前記三1に認定のとおり、控訴人テレビ東京と控訴人IVSとの間で本件テレビドラマについて調印されたテレビ番組製作契約書の条項の一部である「テレビ番組製作契約基準条項」の第12条には、控訴人IVSは、この契約により控訴人テレビ東京が取得する諸権利を支障なく行使できるように、本番組に使用される一切の著作物の著作権等の処理をすべて控訴人IVSの負担と責任において行うものとすることが定められているが、右約定を理由として、第三者である被控訴人に対する権利侵害についての注意義務が軽減されたり、免除されたりするものではない。
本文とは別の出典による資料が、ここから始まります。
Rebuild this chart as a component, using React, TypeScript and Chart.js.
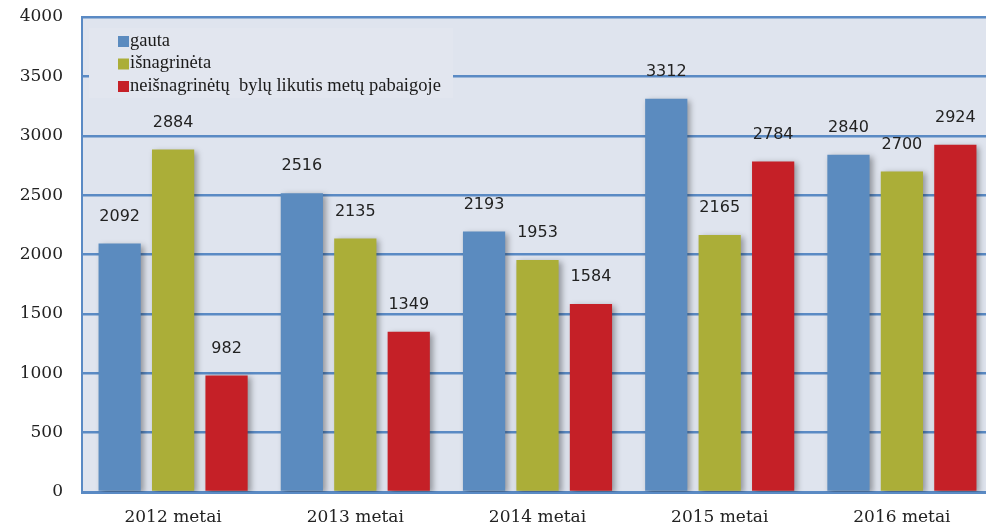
import React, { useEffect, useRef } from "react";
import { Chart, registerables } from "chart.js";

Chart.register(...registerables);

const categories = ["2012 metai", "2013 metai", "2014 metai", "2015 metai", "2016 metai"];
const gauta = [2092, 2516, 2193, 3312, 2840];
const isnagrineta = [2884, 2135, 1953, 2165, 2700];
const likutis = [982, 1349, 1584, 2784, 2924];
const seriesNames = ["gauta", "išnagrinėta", "neišnagrinėtų  bylų likutis metų pabaigoje"];
const seriesColors = ["#5b8bbf", "#abae38", "#c52027"];
const yTicks = { min: 0, max: 4000, step: 500 };

const GRID = "#5a8ac4";

export default function App() {
  const ref = useRef<HTMLCanvasElement>(null);
  useEffect(() => {
    document.body.style.margin = "0";
    const canvas = ref.current!;
    const bgPlugin = {
      id: "bg",
      beforeDraw(chart: any) {
        const { ctx, chartArea: a } = chart;
        ctx.save();
        ctx.fillStyle = "#dfe4ee";
        ctx.fillRect(a.left, a.top, a.right - a.left, a.bottom - a.top);
        ctx.restore();
      },
    };
    const legendPlugin = {
      id: "legendBox",
      beforeDatasetsDraw(chart: any) {
        const { ctx, chartArea: a } = chart;
        ctx.save();
        ctx.fillStyle = "#e2e6ef";
        ctx.fillRect(a.left + 7, a.top + 11, 364, 70);
        ctx.font = "18.5px 'Liberation Serif'";
        ctx.textBaseline = "middle";
        ctx.textAlign = "left";
        seriesNames.forEach((n, i) => {
          const y = a.top + 24 + i * 22.5;
          ctx.fillStyle = seriesColors[i];
          ctx.fillRect(a.left + 36, y - 5, 11, 11);
          ctx.fillStyle = "#1a1a1a";
          ctx.fillText(n, a.left + 48, y);
        });
        ctx.restore();
      },
    };
    const shadowPlugin = {
      id: "shadow",
      beforeDatasetsDraw(chart: any) {
        const ctx = chart.ctx;
        ctx.save();
        ctx.shadowColor = "rgba(0,0,0,0.35)";
        ctx.shadowBlur = 6;
        ctx.shadowOffsetX = 3;
        ctx.shadowOffsetY = 2;
      },
      afterDatasetsDraw(chart: any) {
        chart.ctx.restore();
      },
    };
    const labelPlugin = {
      id: "vals",
      afterDatasetsDraw(chart: any) {
        const ctx = chart.ctx;
        ctx.save();
        ctx.font = "16px 'DejaVu Sans'";
        ctx.fillStyle = "#222";
        ctx.textAlign = "center";
        ctx.textBaseline = "middle";
        chart.data.datasets.forEach((ds: any, di: number) => {
          const meta = chart.getDatasetMeta(di);
          meta.data.forEach((el: any, i: number) => {
            ctx.fillText(String(ds.data[i]), el.x, el.y - 27);
          });
        });
        ctx.restore();
      },
    };
    const chart = new Chart(canvas, {
      type: "bar",
      data: {
        labels: categories,
        datasets: [gauta, isnagrineta, likutis].map((d, i) => ({
          label: seriesNames[i],
          data: d,
          backgroundColor: seriesColors[i],
          borderWidth: 0,
          categoryPercentage: 0.88,
          barPercentage: 0.79,
        })),
      },
      options: {
        responsive: false,
        animation: false,
        layout: { padding: { top: 17, right: 0, left: 0, bottom: 0 } },
        plugins: { legend: { display: false }, tooltip: { enabled: false } },
        scales: {
          x: {
            grid: { display: false, drawTicks: false },
            border: { display: true, color: GRID, width: 3 },
            ticks: { font: { family: "DejaVu Serif", size: 17 }, color: "#222", padding: 15 },
            afterFit(s: any) { s.height = 37; s.paddingLeft = 0; s.paddingRight = 0; },
          },
          y: {
            min: yTicks.min,
            max: yTicks.max,
            ticks: {
              stepSize: yTicks.step,
              font: { family: "DejaVu Serif", size: 17 },
              color: "#222",
              padding: 19,
              callback: (v: any) => String(v),
            },
            grid: { color: GRID, lineWidth: 2.5, drawTicks: false },
            border: { display: true, color: GRID, width: 2 },
            afterFit(s: any) { s.width = 82; s.paddingTop = 0; s.paddingBottom = 0; },
          },
        },
      },
      plugins: [bgPlugin, legendPlugin, shadowPlugin, labelPlugin],
    } as any);
    return () => chart.destroy();
  }, []);
  return (
    <div style={{ width: 986, height: 529, background: "#fff", overflow: "hidden" }}>
      <canvas ref={ref} width={993} height={529} style={{ display: "block" }} />
    </div>
  );
}
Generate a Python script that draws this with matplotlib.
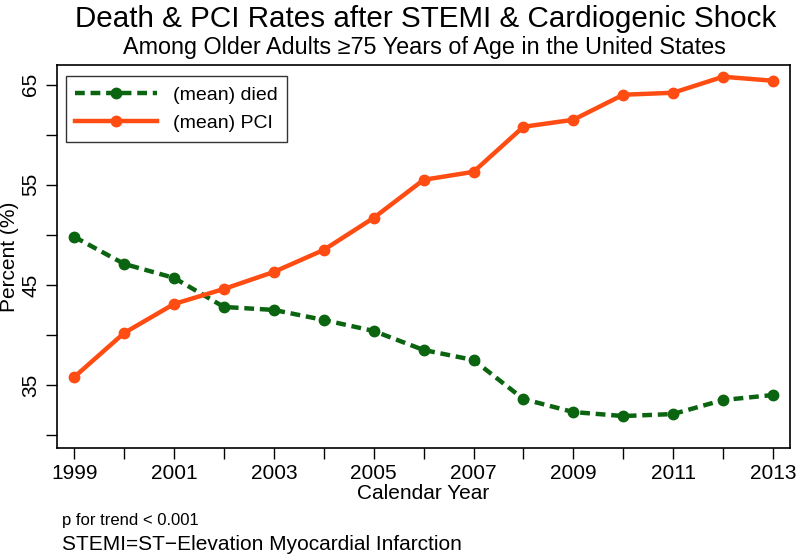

また、控訴人A及び控訴人IVSが控訴人テレビ東京に対し、原告著作物の存在・内容を隠蔽していたものであるとしても、控訴人テレビ東京においては、本件テレビドラマの放映前に偶然とはいえ、本件テレビドラマと基本的ストーリーが類似した内容の企画書が他社から提出されていることや、その企画書に被控訴人名や著書名が表示されていることを知ったものであり、控訴人Aからは被控訴人の著作からアイデアを借りているとの説明を受けたこと、控訴人Aが控訴人テレビ東京から指摘されて初めて被控訴人の著作からアイデアを受けている旨説明したことからしても、控訴人テレビ東京としては、本件テレビドラマの制作、放映が被控訴人の著作権等を侵害するものではないかという疑いを持って当然であると考えられることからすると、控訴人テレビ東京に過失責任を負わせることが著しく公平を欠くものであるとは認められない。
したがって、控訴人テレビ東京の右主張は採用できない。
3 なお、被控訴人らの翻案権、放送権、同一性保持権侵害の行為は共同不法行為を構成するものと認められるから、控訴人らは連帯してその責任を負うものである。